Plotting code records
----------

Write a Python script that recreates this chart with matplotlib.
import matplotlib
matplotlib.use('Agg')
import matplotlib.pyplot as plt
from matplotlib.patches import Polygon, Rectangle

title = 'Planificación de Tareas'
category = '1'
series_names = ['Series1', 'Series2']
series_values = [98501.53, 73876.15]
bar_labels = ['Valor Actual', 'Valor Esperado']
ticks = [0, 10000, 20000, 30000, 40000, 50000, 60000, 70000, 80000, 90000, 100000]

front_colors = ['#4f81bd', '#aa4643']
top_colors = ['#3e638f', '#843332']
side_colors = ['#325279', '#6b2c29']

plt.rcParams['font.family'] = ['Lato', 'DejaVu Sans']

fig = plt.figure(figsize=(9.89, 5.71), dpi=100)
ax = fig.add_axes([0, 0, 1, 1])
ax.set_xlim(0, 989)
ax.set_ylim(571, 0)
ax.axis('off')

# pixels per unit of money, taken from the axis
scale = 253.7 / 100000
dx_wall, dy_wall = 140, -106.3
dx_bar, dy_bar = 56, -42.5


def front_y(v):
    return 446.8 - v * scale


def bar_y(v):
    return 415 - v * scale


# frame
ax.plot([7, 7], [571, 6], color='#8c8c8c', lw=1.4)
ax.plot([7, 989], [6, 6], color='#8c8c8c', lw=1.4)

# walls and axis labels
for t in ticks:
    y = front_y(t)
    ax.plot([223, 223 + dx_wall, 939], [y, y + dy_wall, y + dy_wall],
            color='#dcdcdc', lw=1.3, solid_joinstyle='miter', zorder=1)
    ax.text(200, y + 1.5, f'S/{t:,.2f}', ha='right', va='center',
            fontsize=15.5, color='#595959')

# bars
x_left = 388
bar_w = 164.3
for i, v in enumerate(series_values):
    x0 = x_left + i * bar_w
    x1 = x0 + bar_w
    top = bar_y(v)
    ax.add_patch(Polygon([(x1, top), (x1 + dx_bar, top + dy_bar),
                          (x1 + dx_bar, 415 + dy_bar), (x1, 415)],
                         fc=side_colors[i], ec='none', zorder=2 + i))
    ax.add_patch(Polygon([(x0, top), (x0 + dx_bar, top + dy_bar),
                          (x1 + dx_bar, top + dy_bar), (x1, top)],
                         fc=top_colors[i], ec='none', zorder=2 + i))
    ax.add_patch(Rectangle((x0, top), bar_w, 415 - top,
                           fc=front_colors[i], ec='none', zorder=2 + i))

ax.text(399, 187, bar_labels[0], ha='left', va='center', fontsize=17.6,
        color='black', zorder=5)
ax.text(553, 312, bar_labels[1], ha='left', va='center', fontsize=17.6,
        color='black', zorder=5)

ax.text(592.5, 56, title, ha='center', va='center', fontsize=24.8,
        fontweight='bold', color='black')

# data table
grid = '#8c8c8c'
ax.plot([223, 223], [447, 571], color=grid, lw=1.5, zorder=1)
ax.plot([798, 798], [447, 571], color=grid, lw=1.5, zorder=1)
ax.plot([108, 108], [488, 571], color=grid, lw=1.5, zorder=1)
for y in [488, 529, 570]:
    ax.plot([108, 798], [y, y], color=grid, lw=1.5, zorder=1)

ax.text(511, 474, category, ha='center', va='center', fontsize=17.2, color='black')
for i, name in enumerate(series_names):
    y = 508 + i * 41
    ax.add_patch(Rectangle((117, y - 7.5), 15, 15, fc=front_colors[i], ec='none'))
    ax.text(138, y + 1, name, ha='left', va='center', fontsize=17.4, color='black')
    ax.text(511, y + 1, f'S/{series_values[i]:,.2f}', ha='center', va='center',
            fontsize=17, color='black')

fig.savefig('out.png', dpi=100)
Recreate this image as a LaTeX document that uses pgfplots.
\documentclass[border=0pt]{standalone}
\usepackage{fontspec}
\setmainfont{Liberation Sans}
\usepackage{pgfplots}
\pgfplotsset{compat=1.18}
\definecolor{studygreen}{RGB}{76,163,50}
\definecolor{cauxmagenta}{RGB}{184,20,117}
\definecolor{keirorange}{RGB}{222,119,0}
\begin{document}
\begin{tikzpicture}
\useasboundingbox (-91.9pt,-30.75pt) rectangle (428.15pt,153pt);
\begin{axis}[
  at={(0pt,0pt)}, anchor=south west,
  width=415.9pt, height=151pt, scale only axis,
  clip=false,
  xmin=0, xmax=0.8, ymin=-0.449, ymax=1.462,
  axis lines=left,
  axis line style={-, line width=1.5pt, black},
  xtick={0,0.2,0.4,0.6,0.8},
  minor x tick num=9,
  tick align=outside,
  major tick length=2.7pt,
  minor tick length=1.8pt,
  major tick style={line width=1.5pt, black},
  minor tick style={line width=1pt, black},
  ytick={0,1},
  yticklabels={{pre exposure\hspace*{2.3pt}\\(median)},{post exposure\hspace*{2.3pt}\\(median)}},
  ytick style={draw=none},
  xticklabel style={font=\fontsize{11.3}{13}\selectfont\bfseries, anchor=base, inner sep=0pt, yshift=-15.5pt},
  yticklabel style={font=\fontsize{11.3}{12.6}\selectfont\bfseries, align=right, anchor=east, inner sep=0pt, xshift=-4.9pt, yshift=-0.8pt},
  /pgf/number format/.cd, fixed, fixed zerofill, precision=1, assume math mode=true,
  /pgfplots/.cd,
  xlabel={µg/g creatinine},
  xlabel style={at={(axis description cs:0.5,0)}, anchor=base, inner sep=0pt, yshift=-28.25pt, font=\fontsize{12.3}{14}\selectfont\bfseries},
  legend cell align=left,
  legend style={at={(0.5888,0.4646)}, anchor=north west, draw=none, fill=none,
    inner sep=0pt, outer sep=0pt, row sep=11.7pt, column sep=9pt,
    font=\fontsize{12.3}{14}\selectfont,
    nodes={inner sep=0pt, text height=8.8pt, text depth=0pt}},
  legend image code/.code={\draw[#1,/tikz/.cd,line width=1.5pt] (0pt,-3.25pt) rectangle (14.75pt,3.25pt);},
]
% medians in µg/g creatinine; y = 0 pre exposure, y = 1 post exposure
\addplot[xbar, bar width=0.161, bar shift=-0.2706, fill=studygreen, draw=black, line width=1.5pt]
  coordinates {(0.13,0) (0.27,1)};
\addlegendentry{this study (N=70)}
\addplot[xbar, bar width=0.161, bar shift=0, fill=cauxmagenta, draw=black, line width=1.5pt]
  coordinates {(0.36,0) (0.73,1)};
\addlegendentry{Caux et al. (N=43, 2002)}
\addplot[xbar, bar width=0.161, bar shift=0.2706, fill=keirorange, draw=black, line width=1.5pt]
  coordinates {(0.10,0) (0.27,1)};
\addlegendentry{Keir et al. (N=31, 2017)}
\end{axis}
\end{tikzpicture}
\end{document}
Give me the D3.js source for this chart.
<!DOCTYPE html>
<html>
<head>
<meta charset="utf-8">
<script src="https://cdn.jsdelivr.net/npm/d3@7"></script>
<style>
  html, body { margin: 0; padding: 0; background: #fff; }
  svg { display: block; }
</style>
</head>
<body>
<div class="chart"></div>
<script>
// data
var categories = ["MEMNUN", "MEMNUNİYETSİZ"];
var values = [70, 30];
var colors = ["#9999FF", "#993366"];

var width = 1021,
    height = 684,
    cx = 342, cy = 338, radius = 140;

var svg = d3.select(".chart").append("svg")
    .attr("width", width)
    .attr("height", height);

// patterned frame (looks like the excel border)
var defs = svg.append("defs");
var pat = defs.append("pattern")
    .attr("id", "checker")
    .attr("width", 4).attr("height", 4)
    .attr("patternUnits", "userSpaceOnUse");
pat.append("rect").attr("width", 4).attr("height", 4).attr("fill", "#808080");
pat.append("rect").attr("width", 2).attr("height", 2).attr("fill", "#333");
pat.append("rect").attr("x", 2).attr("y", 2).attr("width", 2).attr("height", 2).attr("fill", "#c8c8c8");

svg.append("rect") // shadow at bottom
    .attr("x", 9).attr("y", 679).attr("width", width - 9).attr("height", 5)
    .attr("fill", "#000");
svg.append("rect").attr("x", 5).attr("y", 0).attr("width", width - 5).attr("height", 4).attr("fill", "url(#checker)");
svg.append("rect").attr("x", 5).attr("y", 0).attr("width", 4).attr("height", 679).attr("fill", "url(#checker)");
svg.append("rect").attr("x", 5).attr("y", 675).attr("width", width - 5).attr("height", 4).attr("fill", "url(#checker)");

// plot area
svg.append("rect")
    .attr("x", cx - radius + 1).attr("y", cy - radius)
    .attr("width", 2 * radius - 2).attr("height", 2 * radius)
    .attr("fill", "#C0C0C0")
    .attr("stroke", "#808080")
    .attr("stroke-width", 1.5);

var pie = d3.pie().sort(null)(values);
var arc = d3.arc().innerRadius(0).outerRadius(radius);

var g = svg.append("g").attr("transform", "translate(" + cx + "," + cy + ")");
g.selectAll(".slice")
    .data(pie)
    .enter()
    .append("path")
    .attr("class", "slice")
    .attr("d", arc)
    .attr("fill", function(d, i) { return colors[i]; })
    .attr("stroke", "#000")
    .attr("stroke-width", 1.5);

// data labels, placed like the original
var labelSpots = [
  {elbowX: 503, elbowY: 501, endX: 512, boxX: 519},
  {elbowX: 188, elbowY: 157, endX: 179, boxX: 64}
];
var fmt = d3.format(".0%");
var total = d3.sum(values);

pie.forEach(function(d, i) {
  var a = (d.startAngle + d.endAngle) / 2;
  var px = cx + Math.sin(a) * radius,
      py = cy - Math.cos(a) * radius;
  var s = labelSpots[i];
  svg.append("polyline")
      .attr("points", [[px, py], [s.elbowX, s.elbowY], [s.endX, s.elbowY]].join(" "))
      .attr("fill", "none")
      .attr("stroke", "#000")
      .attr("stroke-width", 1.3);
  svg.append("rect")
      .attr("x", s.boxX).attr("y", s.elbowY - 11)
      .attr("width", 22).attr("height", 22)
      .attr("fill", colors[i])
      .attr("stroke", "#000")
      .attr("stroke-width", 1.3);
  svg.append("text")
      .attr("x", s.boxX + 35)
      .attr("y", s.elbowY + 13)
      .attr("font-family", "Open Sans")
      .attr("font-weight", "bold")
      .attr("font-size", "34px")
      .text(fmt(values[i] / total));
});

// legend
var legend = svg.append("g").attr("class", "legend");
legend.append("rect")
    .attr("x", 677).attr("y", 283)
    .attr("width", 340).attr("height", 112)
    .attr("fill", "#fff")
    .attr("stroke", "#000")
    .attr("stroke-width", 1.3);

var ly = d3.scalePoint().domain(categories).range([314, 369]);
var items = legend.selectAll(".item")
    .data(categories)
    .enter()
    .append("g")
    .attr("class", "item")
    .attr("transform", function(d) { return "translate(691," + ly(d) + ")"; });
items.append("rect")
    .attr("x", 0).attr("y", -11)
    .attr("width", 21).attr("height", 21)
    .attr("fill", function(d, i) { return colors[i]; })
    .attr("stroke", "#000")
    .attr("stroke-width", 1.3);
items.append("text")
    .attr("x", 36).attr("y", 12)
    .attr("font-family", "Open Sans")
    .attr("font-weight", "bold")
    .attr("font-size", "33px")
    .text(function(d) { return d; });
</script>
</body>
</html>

----------

> _Task brief_: Print exactly the lines from the beginning of the entries through the line with "plt.rcParams['font.family'] = ['Lato', 'DejaVu". Output nothing more.

> _Written solution_:
Write a Python script that recreates this chart with matplotlib.
import matplotlib
matplotlib.use('Agg')
import matplotlib.pyplot as plt
from matplotlib.patches import Polygon, Rectangle

title = 'Planificación de Tareas'
category = '1'
series_names = ['Series1', 'Series2']
series_values = [98501.53, 73876.15]
bar_labels = ['Valor Actual', 'Valor Esperado']
ticks = [0, 10000, 20000, 30000, 40000, 50000, 60000, 70000, 80000, 90000, 100000]

front_colors = ['#4f81bd', '#aa4643']
top_colors = ['#3e638f', '#843332']
side_colors = ['#325279', '#6b2c29']

plt.rcParams['font.family'] = ['Lato', 'DejaVu Sans']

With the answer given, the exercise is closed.